Today, Jay carried out one of his construction experiments at nursery. The teaching assistant wanted to know what he had made, but he couldn't explain it to her. When he went to put the model in the bin, she took it out and placed it at the front of the classroom 'because your mummy will want to see it'. Then his mother carried it proudly home, asking him 'is it a tall building? Is it a rocket on a launch pad?' In the end, Jay had explained in an exasperated tone: 'it's a paper towel roll stuck to a tissue box and I painted it'. The model will be left on the kitchen work surface for a few days until Jay bins it again. When both Jay and his mother are older and know each other better, she will guess that his experiment entailed sticking two objects together and then painting them the same colour to see if they would then look like one unitary object. She will ask Jay if that was what he was doing, but by then, he won't remember the incident.

The problem for Jay is that the government of his nation want to create a set of tests for four year olds that will allocate him to a particular level on the basis of his ability to sit with an adult and demonstrate to them that he can count objects and sound out letters and words presented to him on an iPad. But Jay is not the least bit interested in this; he knows he knows how to count, and in a year or so, he will become highly motivated to learn to read so he won't need his dad to read the instructions on the Lego kits that he consumes at an incredible pace. In a few years time, he will begin his custom of making the model on the box once and then breaking it apart and filing the pieces into boxes on the basis of shape and size to use for further original creations.

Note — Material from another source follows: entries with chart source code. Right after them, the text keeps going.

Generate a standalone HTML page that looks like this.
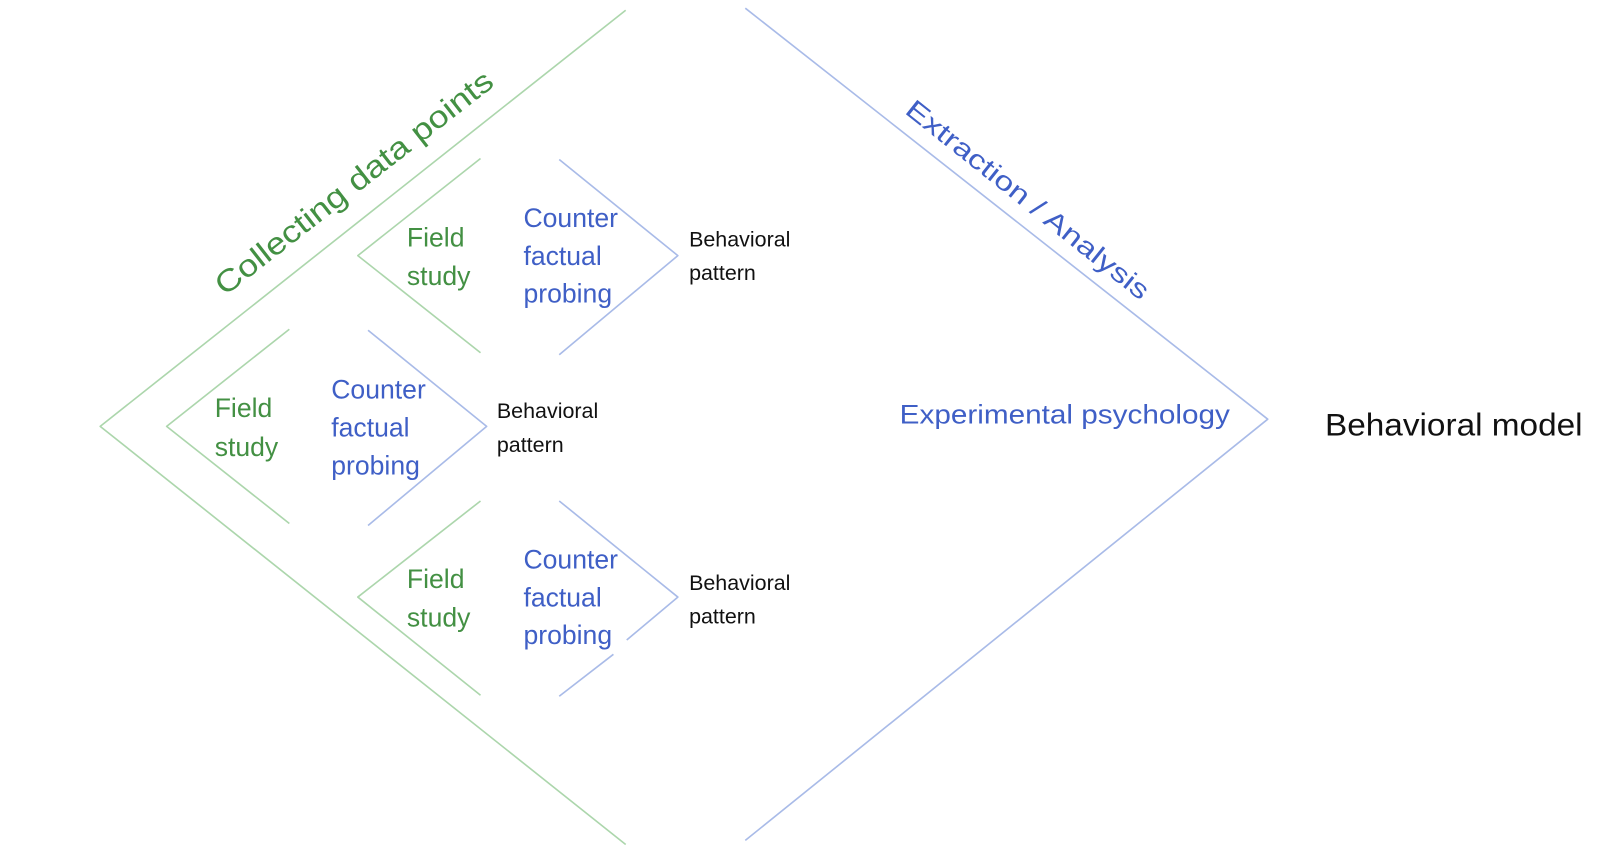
<!DOCTYPE html>
<html><head><meta charset="utf-8"><style>
html,body{margin:0;padding:0;background:#fff;}
svg{display:block;}
text{font-family:"Liberation Sans",sans-serif;}
.g{fill:#439043;font-size:26px;}
.b{fill:#3f5fc6;font-size:26px;}
.k{fill:#111;font-size:21px;}
</style></head><body>
<svg width="1600" height="854" viewBox="0 0 1565 835.3" xmlns="http://www.w3.org/2000/svg">
<g fill="none" stroke-width="1.6" stroke-linejoin="round">
<polyline points="612,10 98,417 612,826" stroke="#acd6ac"/>
<polyline points="729,8 1240,410 729,822" stroke="#a9bbe8"/>
<polyline points="470,155 350,250 470,345" stroke="#acd6ac"/>
<polyline points="547,156 663,250 547,347" stroke="#a9bbe8"/>
<polyline points="283,322 163,417 283,512" stroke="#acd6ac"/>
<polyline points="360,323 476,417 360,514" stroke="#a9bbe8"/>
<polyline points="470,490 350,584 470,680" stroke="#acd6ac"/>
<polyline points="547,490 663,584 613,626" stroke="#a9bbe8"/>
<line x1="600" y1="640" x2="547" y2="681" stroke="#a9bbe8"/>
</g>
<g>
<rect x="508" y="200" width="97" height="105" fill="#fff" opacity="0"/>
</g>
<text class="g" x="398" y="241">Field</text>
<text class="g" x="398" y="279">study</text>
<text class="b" x="512" y="222">Counter</text>
<text class="b" x="512" y="259">factual</text>
<text class="b" x="512" y="296">probing</text>
<text class="k" x="674" y="241">Behavioral</text>
<text class="k" x="674" y="274">pattern</text>

<text class="g" x="210" y="408">Field</text>
<text class="g" x="210" y="446">study</text>
<text class="b" x="324" y="390">Counter</text>
<text class="b" x="324" y="427">factual</text>
<text class="b" x="324" y="464">probing</text>
<text class="k" x="486" y="409">Behavioral</text>
<text class="k" x="486" y="442">pattern</text>

<text class="g" x="398" y="575">Field</text>
<text class="g" x="398" y="613">study</text>
<text class="b" x="512" y="556">Counter</text>
<text class="b" x="512" y="593">factual</text>
<text class="b" x="512" y="630">probing</text>
<text class="k" x="674" y="577">Behavioral</text>
<text class="k" x="674" y="610">pattern</text>

<text class="b" x="880" y="414" textLength="323" lengthAdjust="spacingAndGlyphs">Experimental psychology</text>
<text x="1296" y="426" fill="#111" font-size="31" textLength="252" lengthAdjust="spacingAndGlyphs">Behavioral model</text>

<text x="0" y="0" fill="#439043" font-size="30" textLength="336" lengthAdjust="spacingAndGlyphs" transform="translate(220,290) rotate(-38)">Collecting data points</text>
<text x="0" y="0" fill="#3f5fc6" font-size="26" textLength="296" lengthAdjust="spacingAndGlyphs" transform="translate(884,110) rotate(38.5)">Extraction / Analysis</text>
</svg>
</body></html>
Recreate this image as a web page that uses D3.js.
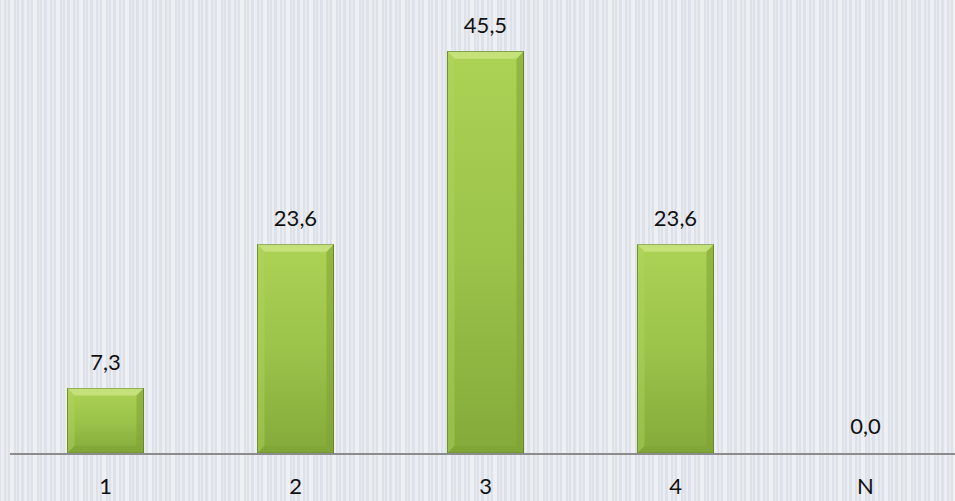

Jay has the potential to be a world class engineer, if he is given enough freedom to play at constructing and deconstructing his creations, and provided with considered answers to his questions. But if, instead, he is continually drilled to count inanimate objects and sound out words that don't interest him, he will begin to experience school as boring and irrelevant; and once that opinion is firmly entrenched in his mind, it will be very difficult to over-ride. Finland understands children like Jay, but unfortunately England and other similar nations (frequently Anglophone) do not. England in particular is obsessed with selecting children who are designated as 'clever' on the basis of such narrow-based testing and putting them into designated groups or institutions focused on transmit-and-test coaching towards even more highly structured pencil and paper exams.

At the same time, England has many unfilled vacancies for engineers and technicians; in fact entrepreneur James Dyson comments that the small number of engineers produced by England is 'not a sustainable situation' if we want our economy to thrive. But somehow, the politicians just never seem to connect this to the ways in which children like Jay are increasingly badly served in English state education. Why they continually fail to make this link is a mystery, because nearly a century ago, the children's writer A. A. Milne clearly demonstrated his generation's understanding of children like Jay in his much loved poem 'The Engineer'. Could it then be, that like Christopher Robin's brake, the English Department for Education is on balance 'a good sort of [thing] but it hasn't worked yet'?